Il nuovo pacchetto rese possibile il finanziamento di una nuova serie di misure sociali, in particolare riguardanti le pensioni dei lavoratori, in un contesto elettorale nel quale era necessario fare promesse alle classi lavoratrici. L’intera cosa venne perfettamente calibrata per ottenere il sostegno dell’opinione pubblica, ma allo stesso tempo per i Lord risultò una provocazione inaccettabile, dal momento che Lloyd George non perse nessuna occasione per deridere pubblicamente l’indolenza e l’inutilità della classe aristocratica. I Lord caddero nell’inganno e misero il veto al ‘Bilancio del Popolo’.
Lloyd George scelse allora di raddoppiare approvando una nuova legge ai Comuni, questa volta una legge costituzionale, per la quale i Lord non avrebbero più avuto la possibilità di emendare le leggi finanziarie e il loro potere di bloccare le altre leggi sarebbe stato limitato ad un anno. Non sorprendentemente i Lord misero il veto a questo suicidio programmato, e vennero convocate nuove elezioni, che si conclusero con un’altra vittoria liberale. Con la Convenzione Salisbury, e sotto la pressione del Re di nominare un nuovo gruppo di Lord, se essi si fossero rimangiati la loro promessa (un’arma nucleare raramente usata nella storia ma decisiva in una crisi), i Lord nel 1911 furono costretti ad approvare la nuova Legge Costituzionale. Fu a questo punto che la Camera dei Lord perse ogni reale potere legislativo. A partire dal 1911, l’opinione popolare si espresse nelle urne ed alla Camera dei Comuni, e nel Regno Unito quella è la legge dello Stato, mentre i Lord hanno soltanto una funzione di consulenza e in gran parte cerimoniale.

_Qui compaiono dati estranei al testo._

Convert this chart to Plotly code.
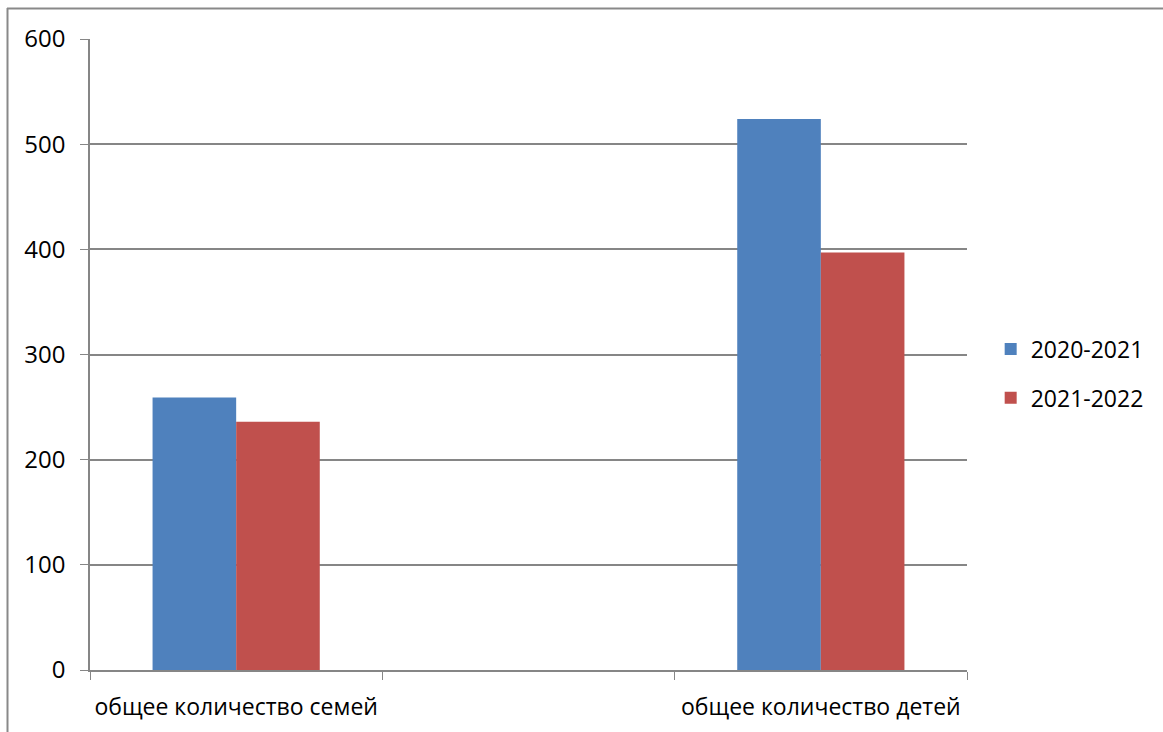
import plotly.graph_objects as go

categories = ["общее количество семей", " ", "общее количество детей"]
series_names = ["2020-2021", "2021-2022"]
values_2020_2021 = [259, None, 524]
values_2021_2022 = [236, None, 397]
colors = ["#4F81BD", "#C0504D"]
y_ticks = [0, 100, 200, 300, 400, 500, 600]

W, H = 1163, 732
L, R, T, B = 90, 196, 39, 62
pw, ph = W - L - R, H - T - B

fig = go.Figure()
for i, (name, vals, col) in enumerate(zip(series_names, [values_2020_2021, values_2021_2022], colors)):
    fig.add_trace(go.Bar(x=categories, y=vals, name=name, marker_color=col,
                         marker_line_width=0, legendgroup=f"g{i}"))

def px2paper_x(px):
    return (px - L) / pw

def px2paper_y(py):
    return (H - B - py) / ph

fig.update_layout(
    width=W, height=H,
    margin=dict(l=L, r=R, t=T, b=B, autoexpand=False),
    paper_bgcolor="white", plot_bgcolor="white",
    font=dict(family="Open Sans", size=23, color="#000000"),
    barmode="group", bargap=0.428, bargroupgap=0,
    showlegend=True,
    legend=dict(x=1.027, y=0.47, xanchor="left", yanchor="middle",
                font=dict(size=23), tracegroupgap=16, itemwidth=30,
                bgcolor="rgba(0,0,0,0)"),
    xaxis=dict(type="category", tickson="boundaries", ticks="outside", ticklen=8,
               tickcolor="#868686", showline=True, linecolor="#868686", linewidth=1.5,
               showgrid=False, tickfont=dict(size=23), range=[-0.5, 2.5],
               ticklabelstandoff=16, tickangle=0, automargin=False),
    yaxis=dict(range=[0, 600], tickvals=y_ticks, ticks="outside", ticklen=8,
               tickcolor="#868686", showline=True, linecolor="#868686", linewidth=1.5,
               showgrid=True, gridcolor="#868686", gridwidth=1.5, zeroline=False,
               tickfont=dict(size=24), ticklabelstandoff=10, automargin=False),
    shapes=[
        dict(type="line", xref="paper", yref="paper",
             x0=px2paper_x(7), x1=px2paper_x(1165), y0=px2paper_y(8.5), y1=px2paper_y(8.5),
             line=dict(color="#898989", width=2)),
        dict(type="line", xref="paper", yref="paper",
             x0=px2paper_x(7.5), x1=px2paper_x(7.5), y0=px2paper_y(8), y1=px2paper_y(735),
             line=dict(color="#898989", width=2)),
    ],
)

fig.write_html("out.html", config={"displayModeBar": False},
               post_script="document.body.style.margin='0';")
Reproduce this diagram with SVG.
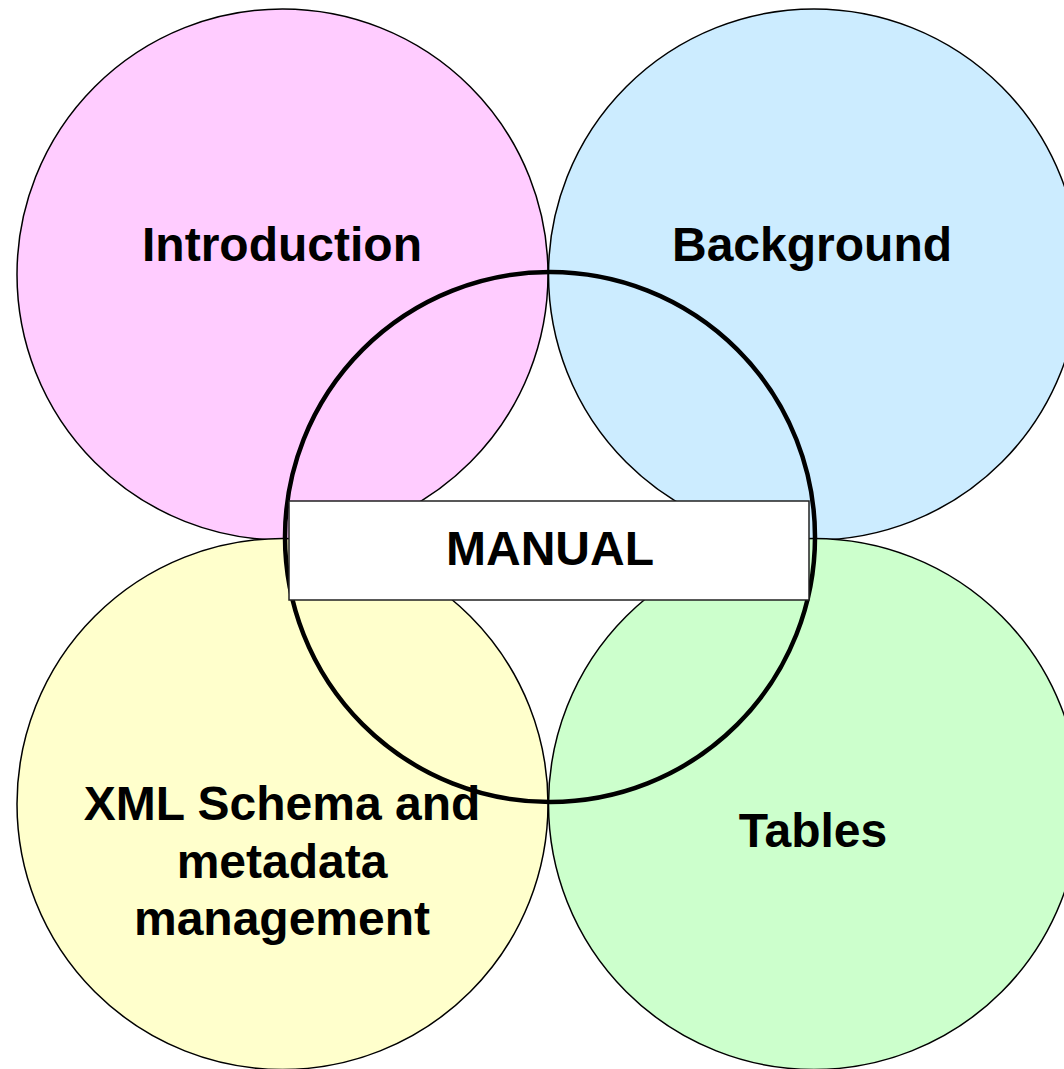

Nel 1945, il partito della classe lavoratrice vinse le elezioni e organizzò il Servizio Sanitario Nazionale. Nello stesso tempo, anche il Senato francese perdeva il suo potere di veto, dopo decenni di blocco di molte essenziali riforme sociali (a partire dal diritto di voto alle donne, adottato dalla Camera dei Deputati nel 1919).
Con la Brexit e l’arrivo a Downing Street di Liz Truss, i due paesi sembrano nuovamente allontanarsi. Ma possiamo scommettere che le proteste e le crisi sociali continueranno a riservarci molte sorprese. La Francia e il Regno Unito continueranno ad imparare l’uno dall’altro e forse un giorno si incontreranno ancora, se l’Unione Europea alla fine avrà successo nella sua rivoluzione sociale e democratica. Dio salvi la democrazia!